Material -

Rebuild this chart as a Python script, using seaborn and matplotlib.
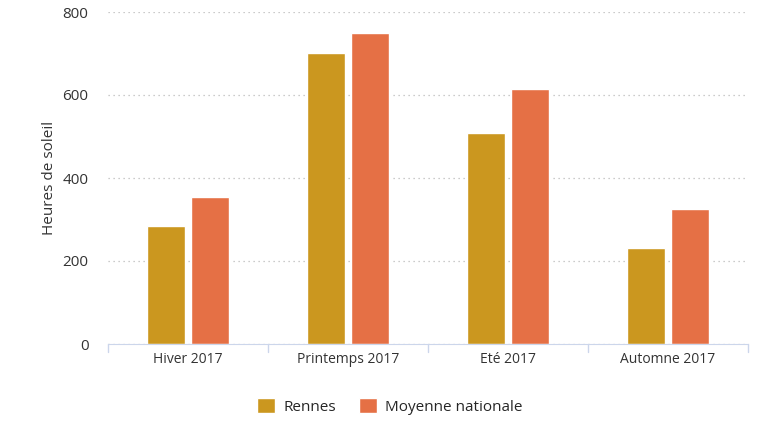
import matplotlib.pyplot as plt
import seaborn as sns
import pandas as pd

seasons = ["Hiver 2017", "Printemps 2017", "Eté 2017", "Automne 2017"]
rennes = [284, 701, 508, 231]
nationale = [354, 749, 614, 325]
series = ["Rennes", "Moyenne nationale"]

df = pd.DataFrame({
    "saison": seasons * 2,
    "heures": rennes + nationale,
    "serie": [series[0]] * 4 + [series[1]] * 4,
})

sns.set_style("white")
plt.rcParams['font.family'] = ['Open Sans', 'DejaVu Sans']

fig = plt.figure(figsize=(7.73, 4.45), dpi=100)
ax = fig.add_axes([108 / 773, 1 - 344 / 445, 640 / 773, 332 / 445])
sns.barplot(data=df, x="saison", y="heures", hue="serie",
            palette=["#E8A202", "#FF642B"], width=0.56, gap=0.15, ax=ax)

ax.set_ylim(0, 800)
ax.set_xlim(-0.5, 3.5)
ax.set_yticks([0, 200, 400, 600, 800])
ax.yaxis.grid(True, linestyle=(0, (1, 3)), color="#bbbbbb", linewidth=0.9)
ax.set_axisbelow(True)
for s in ["top", "right", "left"]:
    ax.spines[s].set_visible(False)
ax.spines["bottom"].set_color("#ccd6eb")
ax.set_xlabel("")
ax.set_ylabel("Heures de soleil", fontsize=11, color="#333333")
ax.tick_params(axis="y", length=0, labelsize=11, labelcolor="#333333", pad=14)
ax.tick_params(axis="x", length=0, labelsize=10, labelcolor="#333333", pad=6)
for xb in [-0.5, 0.5, 1.5, 2.5, 3.5]:
    ax.plot([xb, xb], [0, -0.025], transform=ax.get_xaxis_transform(),
            color="#ccd6eb", lw=1, clip_on=False)

ax.legend(loc="upper center", bbox_to_anchor=(0.44, -0.12), ncol=2,
          frameon=False, fontsize=11, handlelength=1.2, handleheight=1.2,
          columnspacing=1.5, handletextpad=0.5)

fig.savefig("out.png", dpi=100)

Stated goal - Pick out each line above that includes "seaborn" and show it.

Exercise output -
Rebuild this chart as a Python script, using seaborn and matplotlib.
import seaborn as sns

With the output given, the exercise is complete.